I can drive my amp with my cd player directly.
Has anyone tried to biamp with a cd player?

Wondering if my cd player could drive two of my amps to biamp my Kappa 9 speakers...

128x128joysjane
joysjane OP

OK, you’ve got 2 x Phase Linear 700’s the same?
They are 33khom each input impedance = 15kohm at 1.2v sens, the Oppo will see. This fine, the Oppo can do this at 100ohm with 2.1v.

Yes vertical Bi-Amping is better as each amps power supply is then only having to drive one bass unit, so in theory it’s better for bass.

Which ever way you go be careful with your hookup, the Phase Linear are very powerful, but not very stable, and the Kappa 9's are a very hard load.
http://www.classicspeakerpages.net/IP.Board/uploads/monthly_2016_03/Kappa9Impedance.jpg.340a528e36b9...

Cheers George
Excellent...

Thank you George.

Will let you know, on this thread, how it turns out.

Have been doing well with just one amp driving the Kappa 9's...
Even on the "Extended" mode on the Kappa's, at very loud levels, I can't get the one WOPL PL 700 amp to clip, overheat or trip the protection circuits built into these beasts.
I am running the Phase Linear fans on the amps... that helps to make sure there'll be no issues.

That WOPL upgrade tested output on both amps were over 500w per channel.
Plus, with the WOPL replacement/upgrades the amps do well @  continuous loads into 2ohm and beyond.
Now very stable driving speakers that dip into the crazy low ohm levels.

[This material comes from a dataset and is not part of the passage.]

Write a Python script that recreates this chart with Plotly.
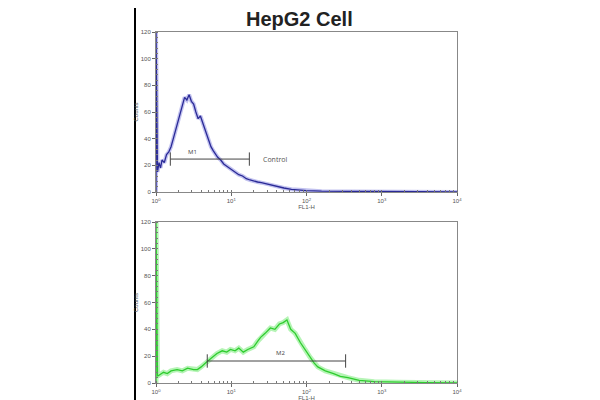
import plotly.graph_objects as go

# ---------------- data ----------------
# Control (top panel): log10(FL1-H) and counts
ctrl_log = [0.00, 0.00, 0.02, 0.04, 0.06, 0.08, 0.11, 0.14, 0.17, 0.20, 0.23, 0.26, 0.29,
            0.32, 0.35, 0.38, 0.41, 0.44, 0.47, 0.50, 0.53, 0.56, 0.59, 0.62, 0.65, 0.68,
            0.70, 0.73, 0.76, 0.79, 0.82, 0.86, 0.90, 0.95, 1.00, 1.05, 1.10, 1.15, 1.20,
            1.25, 1.30, 1.35, 1.40, 1.50, 1.60, 1.70, 1.80, 1.90, 2.00, 2.20, 2.50, 3.00,
            3.50, 4.00]
ctrl_counts = [0, 120, 15, 22, 18, 24, 22, 28, 30, 34, 40, 46, 52,
               60, 66, 71, 69, 73, 68, 66, 60, 55, 57, 52, 48, 42,
               38, 34, 31, 28, 26, 24, 21, 19, 17, 15, 13, 12, 10,
               9, 8, 7.5, 7, 5.5, 4, 3, 2, 1.5, 1, 0.6, 0.4, 0.3,
               0.2, 0]

# Sample (bottom panel)
samp_log = [0.00, 0.00, 0.02, 0.05, 0.10, 0.15, 0.20, 0.28, 0.35, 0.42, 0.50, 0.55, 0.60,
            0.68, 0.74, 0.81, 0.88, 0.94, 0.99, 1.05, 1.10, 1.16, 1.22, 1.30, 1.35, 1.39,
            1.45, 1.52, 1.58, 1.64, 1.69, 1.74, 1.79, 1.85, 1.92, 1.98, 2.05, 2.10, 2.15,
            2.25, 2.36, 2.45, 2.55, 2.70, 2.90, 3.20, 3.60, 4.00]
samp_counts = [0, 120, 5, 6, 8, 7, 9, 10, 9, 11, 10, 10, 12,
               16, 19, 22, 24, 23, 25, 24, 26, 23, 25, 27, 31, 34,
               37, 41, 40, 44, 45, 47, 40, 37, 30, 25, 19, 15, 12,
               9, 7, 5, 4, 2, 1, 0.5, 0.3, 0]

x_tick_vals = [1, 10, 100, 1000, 10000]
x_tick_text = ["10<sup>0</sup>", "10<sup>1</sup>", "10<sup>2</sup>", "10<sup>3</sup>", "10<sup>4</sup>"]
y_tick_vals = [0, 20, 40, 60, 80, 100, 120]

# gates
m1_range = [1.55, 17.4]
m1_level = 24.7
m2_range = [4.8, 331]
m2_level = 16.4

ctrl_x = [10 ** v for v in ctrl_log]
samp_x = [10 ** v for v in samp_log]

fig = go.Figure()

fig.add_trace(go.Scatter(x=ctrl_x, y=ctrl_counts, mode="lines", xaxis="x", yaxis="y",
                         line=dict(color="rgba(120,120,220,0.45)", width=4), hoverinfo="skip"))
fig.add_trace(go.Scatter(x=ctrl_x, y=ctrl_counts, mode="lines", xaxis="x", yaxis="y",
                         line=dict(color="#2a2a96", width=1.3)))
fig.add_trace(go.Scatter(x=samp_x, y=samp_counts, mode="lines", xaxis="x2", yaxis="y2",
                         line=dict(color="rgba(90,230,90,0.45)", width=5), hoverinfo="skip"))
fig.add_trace(go.Scatter(x=samp_x, y=samp_counts, mode="lines", xaxis="x2", yaxis="y2",
                         line=dict(color="#2ecc2e", width=1.3)))


def gate(xr, level, xa, ya):
    fig.add_trace(go.Scatter(x=[xr[0], xr[1]], y=[level, level], mode="lines", xaxis=xa, yaxis=ya,
                             line=dict(color="#444444", width=1)))
    for xv in xr:
        fig.add_trace(go.Scatter(x=[xv, xv], y=[level - 5, level + 5], mode="lines", xaxis=xa, yaxis=ya,
                                 line=dict(color="#444444", width=1)))


gate(m1_range, m1_level, "x", "y")
gate(m2_range, m2_level, "x2", "y2")

tick_font = dict(size=6, color="#555555", family="Liberation Sans")
axis_common = dict(type="log", range=[0, 4], tickvals=x_tick_vals, ticktext=x_tick_text,
                   showgrid=False, zeroline=False, showline=True, linecolor="#888888",
                   mirror=True, ticks="outside", ticklen=3, tickcolor="#666666",
                   tickfont=tick_font, automargin=False,
                   minor=dict(ticks="inside", ticklen=2, dtick="D1", tickcolor="#777777", showgrid=False))
yaxis_common = dict(range=[0, 120], tickvals=y_tick_vals, showgrid=False, zeroline=False,
                    showline=True, linecolor="#888888", mirror=True, ticks="outside",
                    ticklen=3, tickcolor="#666666", tickfont=tick_font, automargin=False,
                    minor=dict(ticks="inside", ticklen=2, dtick=4, tickcolor="#777777", showgrid=False))

# page offset of the figure inside the browser window (body margin)
OFF = 8
W, H = 600, 400


def px_x(p):
    return (p - OFF) / W


def px_y(p):
    return 1 - (p - OFF) / H


title_font = dict(size=6, color="#555555", family="Liberation Sans")
fig.update_layout(
    width=W, height=H, showlegend=False,
    paper_bgcolor="white", plot_bgcolor="white",
    margin=dict(l=0, r=0, t=0, b=0, autoexpand=False),
    xaxis=dict(axis_common, domain=[px_x(156), px_x(457)], anchor="y",
               title=dict(text="FL1-H", font=title_font, standoff=1)),
    yaxis=dict(yaxis_common, domain=[px_y(192), px_y(32)], anchor="x",
               title=dict(text="Counts", font=title_font, standoff=1)),
    xaxis2=dict(axis_common, domain=[px_x(156), px_x(457)], anchor="y2",
                title=dict(text="FL1-H", font=title_font, standoff=1)),
    yaxis2=dict(yaxis_common, domain=[px_y(383), px_y(222)], anchor="x2",
                title=dict(text="Counts", font=title_font, standoff=1)),
    shapes=[dict(type="line", xref="paper", yref="paper", x0=px_x(135), x1=px_x(135), y0=0, y1=1,
                 line=dict(color="black", width=2))],
    annotations=[
        dict(text="<b>HepG2 Cell</b>", xref="paper", yref="paper", x=px_x(299), y=px_y(19),
             xanchor="center", yanchor="middle", showarrow=False,
             font=dict(size=20, color="#222222", family="Liberation Sans")),
        dict(text="M1", xref="x", yref="y", x=0.48, y=m1_level + 5, showarrow=False,
             font=dict(size=6, color="#444444")),
        dict(text="Control", xref="x", yref="y", x=1.39, y=m1_level, showarrow=False, xanchor="left",
             font=dict(size=7, color="#555555")),
        dict(text="M2", xref="x2", yref="y2", x=1.65, y=m2_level + 6, showarrow=False,
             font=dict(size=6, color="#444444")),
    ],
)

fig.write_html("out.html")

Also, back in the day Infinity speakers were matched with Phase Linear amps at a lot of the audio demonstrations.
For some reason they worked very well together.

Makes sense on the vertical biamp.
Have only done horizontal.
Will be going vertical...

On that graph you sent it shows the Kappa 9's dropping below 1ohm...
That's pretty nasty.
No wonder they got their nickname.


Skip
consecutive serial numbers.

That’s good, they "should" be identical gains, let us know how you went.
They have input level controls anyway, so if the mids/highs or the bass seems louder you can trim it back

Just remember the carpenters saying, "measure twice, cut once"
Same goes for wiring up something like this "double check before turning on"

Cheers George


An oscilloscope (even a very modest one) and a test tone CD or LP or function generator set to sine wave output at a few frequencies across the audio spectrum will help you get the same signal levels to your speaker terminals.